Sen. Ron Johnson isn’t giving up his legal fight to toss health benefits for members of Congress and their staff participating in Obamacare.  

The Wisconsin Republican formally notified a federal court Monday of his intent to appeal a ruling that he doesn’t have standing to sue the Obama administration over health benefits for members and staff.  
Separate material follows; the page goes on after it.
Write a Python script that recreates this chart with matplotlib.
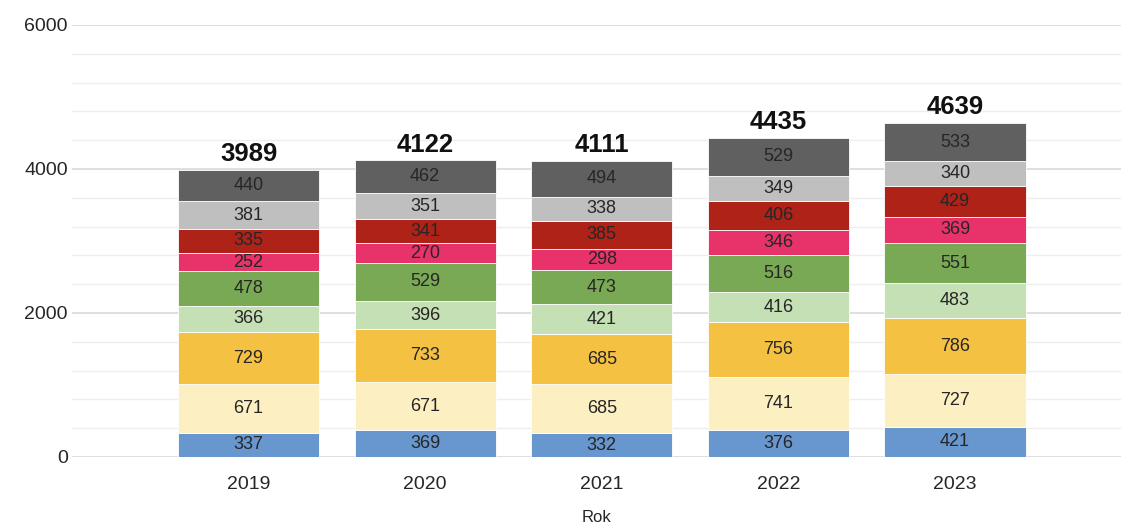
import matplotlib
matplotlib.use("Agg")
import matplotlib.pyplot as plt
from matplotlib.ticker import MultipleLocator
import numpy as np

years = ["2019", "2020", "2021", "2022", "2023"]
s1 = [337, 369, 332, 376, 421]
s2 = [671, 671, 685, 741, 727]
s3 = [729, 733, 685, 756, 786]
s4 = [366, 396, 421, 416, 483]
s5 = [478, 529, 473, 516, 551]
s6 = [252, 270, 298, 346, 369]
s7 = [335, 341, 385, 406, 429]
s8 = [381, 351, 338, 349, 340]
s9 = [440, 462, 494, 529, 533]
series = [s1, s2, s3, s4, s5, s6, s7, s8, s9]
colors = ["#6897cf", "#fcefc2", "#f4c143", "#c5e0b4", "#7aa956",
          "#e8336a", "#ae2217", "#bfbfbf", "#606060"]

plt.rcParams['font.family'] = ['Liberation Sans', 'DejaVu Sans']

fig = plt.figure(figsize=(11.21, 5.28), dpi=100)
ax = fig.add_axes([0.0642, 0.1345, 0.9358, 0.8182])

x = np.arange(len(years))
bottom = np.zeros(len(years))
for vals, c in zip(series, colors):
    bars = ax.bar(x, vals, 0.8, bottom=bottom, color=c, edgecolor="white",
                  linewidth=0.6, zorder=3)
    ax.bar_label(bars, labels=[str(v) for v in vals], label_type="center",
                 fontsize=13, color="#262626")
    bottom += np.array(vals)

for xi, tot in zip(x, bottom):
    ax.text(xi, tot + 50, f"{int(tot)}", ha="center", va="bottom",
            fontsize=18.5, fontweight="bold", color="#111111")

ax.set_xlim(-1.0, 4.94)
ax.set_ylim(0, 6000)
ax.yaxis.set_major_locator(MultipleLocator(2000))
ax.yaxis.set_minor_locator(MultipleLocator(400))
ax.grid(which="major", axis="y", color="#d9d9d9", linewidth=1.2, zorder=0)
ax.grid(which="minor", axis="y", color="#eeeeee", linewidth=1.0, zorder=0)
ax.set_axisbelow(True)
for s in ax.spines.values():
    s.set_visible(False)
ax.set_xticks(x)
ax.set_xticklabels(years)
ax.tick_params(axis="both", which="both", length=0, labelsize=14, colors="#262626")
ax.tick_params(axis="x", pad=14)
ax.tick_params(axis="y", pad=3)
ax.set_xlabel("Rok", fontsize=12, color="#262626", labelpad=12)

fig.savefig("out.png", dpi=100)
In court documents filed Monday in the Eastern District of Wisconsin, Johnson made official what he had announced in an Aug. 2 opinion piece for the Milwaukee Journal-Sentinel . In that piece, he refers to District Judge William C. Greisbach’s opinion against him on the standing question as part of his motivation for continuing the legal challenge to the Office of Personnel Management’s decision that members and staff accessing health insurance through the District of Columbia exchange can continue to get an employer contribution.
“If his standing analysis is reversed, Judge Griesbach recognized that my case will challenge the president’s executive actions head on. It continues to be a landmark opportunity to address the ‘constitutional tipping point’ we find ourselves in today,” Johnson wrote. “To honor my solemn oath of office, I feel compelled to exhaust every legal recourse.”  

That’s an indication that Johnson’s legal efforts are not likely to end at the Seventh Circuit Court of Appeals.  

“The Office of Personnel Management rule is not the most egregious example of this administration’s lawlessness, but it is one in which the president’s unilateral actions were specifically directed at members of Congress, and thus it is one I believe I have standing to challenge,” Johnson wrote. “After all, it affected my health insurance, required me to take action to designate my staff and provided special treatment that drove a wedge between me and my constituents.  

“If a member of Congress does not have standing in this case, who does? And if no one has standing to force the administration to faithfully execute the law, how can the rule of law be maintained?” Johnson continued.  

Griesbach offered an intriguing response to that question in issuing his ruling, writing in part: “First, there is nothing in the Constitution stipulating that all wrongs must have remedies, much less that the remedy must lie in federal court.”